"""
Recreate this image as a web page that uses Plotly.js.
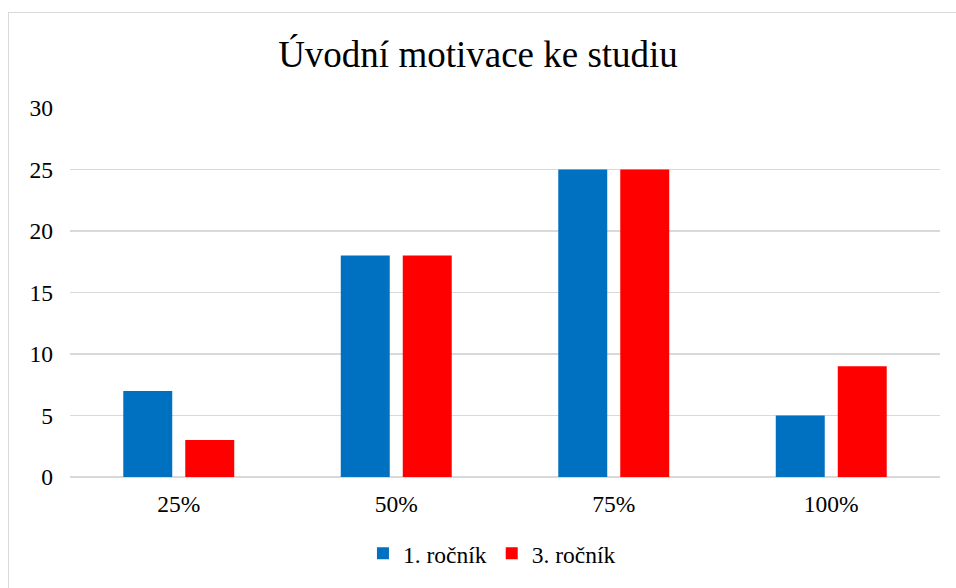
"""
"""
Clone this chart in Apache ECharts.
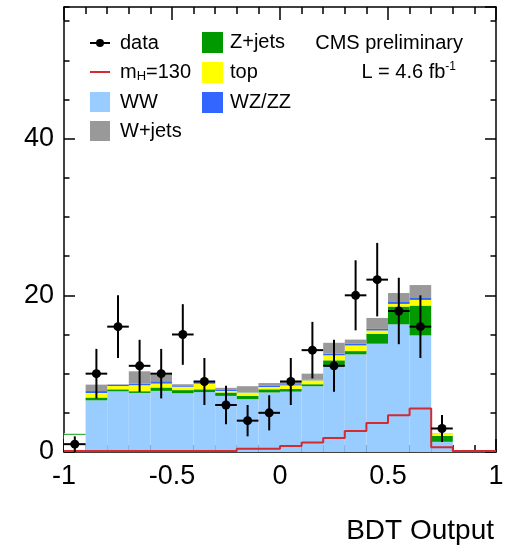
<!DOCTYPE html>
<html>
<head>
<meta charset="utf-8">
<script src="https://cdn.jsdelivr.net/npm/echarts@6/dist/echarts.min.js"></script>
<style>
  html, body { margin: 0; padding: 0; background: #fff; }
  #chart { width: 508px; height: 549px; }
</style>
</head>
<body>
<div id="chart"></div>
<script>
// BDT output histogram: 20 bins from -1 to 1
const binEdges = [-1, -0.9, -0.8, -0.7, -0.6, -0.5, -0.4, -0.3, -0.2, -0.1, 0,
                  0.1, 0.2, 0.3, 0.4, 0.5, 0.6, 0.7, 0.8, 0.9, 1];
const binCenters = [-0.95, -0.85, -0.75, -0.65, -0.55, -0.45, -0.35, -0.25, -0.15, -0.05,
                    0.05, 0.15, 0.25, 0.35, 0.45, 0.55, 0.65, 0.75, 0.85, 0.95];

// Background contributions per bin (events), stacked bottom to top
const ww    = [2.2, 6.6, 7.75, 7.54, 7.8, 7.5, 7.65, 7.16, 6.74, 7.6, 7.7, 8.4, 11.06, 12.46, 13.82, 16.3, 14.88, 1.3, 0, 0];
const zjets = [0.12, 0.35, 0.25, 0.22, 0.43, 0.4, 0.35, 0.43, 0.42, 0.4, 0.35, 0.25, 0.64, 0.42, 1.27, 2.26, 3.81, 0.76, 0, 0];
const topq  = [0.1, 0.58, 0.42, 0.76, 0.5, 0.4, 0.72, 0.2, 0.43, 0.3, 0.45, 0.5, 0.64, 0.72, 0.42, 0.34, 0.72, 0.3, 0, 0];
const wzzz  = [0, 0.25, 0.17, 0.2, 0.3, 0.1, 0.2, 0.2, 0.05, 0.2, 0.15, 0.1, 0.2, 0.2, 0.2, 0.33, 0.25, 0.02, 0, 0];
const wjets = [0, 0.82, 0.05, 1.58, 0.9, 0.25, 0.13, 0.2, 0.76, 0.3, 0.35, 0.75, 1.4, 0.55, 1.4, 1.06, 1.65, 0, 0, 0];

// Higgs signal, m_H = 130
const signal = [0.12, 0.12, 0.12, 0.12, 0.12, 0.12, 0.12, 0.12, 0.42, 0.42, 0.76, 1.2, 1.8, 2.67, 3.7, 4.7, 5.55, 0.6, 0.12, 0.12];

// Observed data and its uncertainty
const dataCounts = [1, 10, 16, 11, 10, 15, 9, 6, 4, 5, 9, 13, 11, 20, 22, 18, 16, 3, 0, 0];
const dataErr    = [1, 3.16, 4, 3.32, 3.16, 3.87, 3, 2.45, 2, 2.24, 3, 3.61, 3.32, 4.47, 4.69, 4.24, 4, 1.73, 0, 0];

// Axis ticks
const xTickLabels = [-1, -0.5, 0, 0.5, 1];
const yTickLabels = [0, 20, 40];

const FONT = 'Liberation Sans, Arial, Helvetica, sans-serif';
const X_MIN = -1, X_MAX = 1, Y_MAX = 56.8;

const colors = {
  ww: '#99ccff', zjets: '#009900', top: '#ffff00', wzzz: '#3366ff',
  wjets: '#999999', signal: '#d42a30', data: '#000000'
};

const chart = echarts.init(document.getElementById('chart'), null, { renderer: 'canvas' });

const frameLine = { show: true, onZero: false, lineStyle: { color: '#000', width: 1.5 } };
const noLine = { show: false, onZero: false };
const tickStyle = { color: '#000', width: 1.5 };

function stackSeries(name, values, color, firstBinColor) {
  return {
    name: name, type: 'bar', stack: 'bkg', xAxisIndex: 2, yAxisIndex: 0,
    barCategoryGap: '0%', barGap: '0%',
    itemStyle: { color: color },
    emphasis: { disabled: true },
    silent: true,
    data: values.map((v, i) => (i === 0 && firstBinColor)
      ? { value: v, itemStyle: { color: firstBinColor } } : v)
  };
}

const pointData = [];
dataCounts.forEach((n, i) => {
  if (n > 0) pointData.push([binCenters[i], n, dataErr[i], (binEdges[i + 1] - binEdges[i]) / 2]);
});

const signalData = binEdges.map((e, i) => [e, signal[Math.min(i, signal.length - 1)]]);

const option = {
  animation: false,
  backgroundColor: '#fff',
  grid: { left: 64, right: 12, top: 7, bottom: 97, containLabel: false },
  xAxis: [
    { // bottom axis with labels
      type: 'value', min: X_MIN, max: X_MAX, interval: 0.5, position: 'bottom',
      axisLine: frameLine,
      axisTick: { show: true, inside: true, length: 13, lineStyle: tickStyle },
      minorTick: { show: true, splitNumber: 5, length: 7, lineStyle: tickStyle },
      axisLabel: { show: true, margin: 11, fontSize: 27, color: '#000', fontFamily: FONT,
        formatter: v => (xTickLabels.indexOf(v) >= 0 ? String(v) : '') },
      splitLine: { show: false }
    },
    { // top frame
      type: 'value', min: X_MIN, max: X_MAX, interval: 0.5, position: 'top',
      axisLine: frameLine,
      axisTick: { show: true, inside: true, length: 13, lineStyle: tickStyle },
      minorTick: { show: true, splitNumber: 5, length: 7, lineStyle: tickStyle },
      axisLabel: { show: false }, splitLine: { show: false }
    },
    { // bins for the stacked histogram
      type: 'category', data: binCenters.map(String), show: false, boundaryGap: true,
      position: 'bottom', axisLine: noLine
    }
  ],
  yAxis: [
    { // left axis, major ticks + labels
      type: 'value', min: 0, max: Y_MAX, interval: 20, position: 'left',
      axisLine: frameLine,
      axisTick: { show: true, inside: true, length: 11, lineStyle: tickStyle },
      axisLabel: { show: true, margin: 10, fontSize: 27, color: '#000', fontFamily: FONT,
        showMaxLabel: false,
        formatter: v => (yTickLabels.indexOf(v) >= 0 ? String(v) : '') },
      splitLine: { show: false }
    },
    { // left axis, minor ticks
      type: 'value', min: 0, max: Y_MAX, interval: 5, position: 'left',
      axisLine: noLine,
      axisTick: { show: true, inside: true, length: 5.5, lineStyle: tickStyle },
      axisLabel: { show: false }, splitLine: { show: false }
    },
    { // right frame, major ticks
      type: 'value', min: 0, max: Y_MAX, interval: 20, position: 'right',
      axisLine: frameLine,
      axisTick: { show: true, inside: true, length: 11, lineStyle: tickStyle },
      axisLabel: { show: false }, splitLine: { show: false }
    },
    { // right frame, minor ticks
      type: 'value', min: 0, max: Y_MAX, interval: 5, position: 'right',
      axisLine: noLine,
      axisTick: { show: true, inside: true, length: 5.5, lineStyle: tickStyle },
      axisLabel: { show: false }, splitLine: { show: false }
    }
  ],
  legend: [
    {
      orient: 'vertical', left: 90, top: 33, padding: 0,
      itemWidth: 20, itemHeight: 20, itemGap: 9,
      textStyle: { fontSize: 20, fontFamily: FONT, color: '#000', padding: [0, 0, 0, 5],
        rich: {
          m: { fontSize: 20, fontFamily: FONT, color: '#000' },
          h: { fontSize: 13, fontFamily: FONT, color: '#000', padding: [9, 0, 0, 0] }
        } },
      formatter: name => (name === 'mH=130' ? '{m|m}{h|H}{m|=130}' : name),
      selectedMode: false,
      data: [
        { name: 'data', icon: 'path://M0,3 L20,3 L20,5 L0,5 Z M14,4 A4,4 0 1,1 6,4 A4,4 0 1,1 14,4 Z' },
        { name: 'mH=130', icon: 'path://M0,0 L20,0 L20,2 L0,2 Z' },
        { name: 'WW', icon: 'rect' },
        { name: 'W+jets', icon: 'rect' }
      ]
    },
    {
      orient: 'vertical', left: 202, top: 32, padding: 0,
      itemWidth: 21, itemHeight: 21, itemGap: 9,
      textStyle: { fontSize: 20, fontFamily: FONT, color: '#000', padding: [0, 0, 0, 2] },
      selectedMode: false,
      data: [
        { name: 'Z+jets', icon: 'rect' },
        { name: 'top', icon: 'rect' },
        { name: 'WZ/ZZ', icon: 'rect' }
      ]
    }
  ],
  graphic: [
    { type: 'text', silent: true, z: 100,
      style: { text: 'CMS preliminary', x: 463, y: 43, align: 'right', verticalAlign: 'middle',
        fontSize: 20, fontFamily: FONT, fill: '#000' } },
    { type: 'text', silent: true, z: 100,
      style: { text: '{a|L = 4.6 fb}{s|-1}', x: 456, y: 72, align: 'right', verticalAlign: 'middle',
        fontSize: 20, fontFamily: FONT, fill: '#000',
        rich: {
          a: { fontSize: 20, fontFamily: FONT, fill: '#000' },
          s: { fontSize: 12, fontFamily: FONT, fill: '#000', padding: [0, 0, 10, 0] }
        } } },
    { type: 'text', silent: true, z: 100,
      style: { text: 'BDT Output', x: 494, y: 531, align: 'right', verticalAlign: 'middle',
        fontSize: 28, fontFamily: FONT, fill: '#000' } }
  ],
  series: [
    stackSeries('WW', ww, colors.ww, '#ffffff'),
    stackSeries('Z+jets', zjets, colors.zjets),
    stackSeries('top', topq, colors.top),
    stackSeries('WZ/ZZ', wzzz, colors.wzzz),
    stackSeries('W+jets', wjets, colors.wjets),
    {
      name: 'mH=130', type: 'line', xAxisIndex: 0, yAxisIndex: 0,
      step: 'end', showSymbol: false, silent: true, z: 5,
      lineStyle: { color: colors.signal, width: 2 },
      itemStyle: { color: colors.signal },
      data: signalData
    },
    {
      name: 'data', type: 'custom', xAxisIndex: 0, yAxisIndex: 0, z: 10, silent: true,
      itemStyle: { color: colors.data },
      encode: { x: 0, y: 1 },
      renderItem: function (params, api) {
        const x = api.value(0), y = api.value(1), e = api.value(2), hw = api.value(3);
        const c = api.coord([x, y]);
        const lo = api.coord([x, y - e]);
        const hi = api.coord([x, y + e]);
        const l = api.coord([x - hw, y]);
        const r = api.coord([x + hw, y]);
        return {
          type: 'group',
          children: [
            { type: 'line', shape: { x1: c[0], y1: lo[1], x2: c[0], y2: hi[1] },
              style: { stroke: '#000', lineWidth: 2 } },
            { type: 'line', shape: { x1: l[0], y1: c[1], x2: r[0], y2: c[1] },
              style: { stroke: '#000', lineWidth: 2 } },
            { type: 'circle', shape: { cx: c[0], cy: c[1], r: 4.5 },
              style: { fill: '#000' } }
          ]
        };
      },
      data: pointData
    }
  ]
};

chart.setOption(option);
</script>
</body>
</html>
"""
Find how many lines in the records contain the string "this", then give the number alone.

2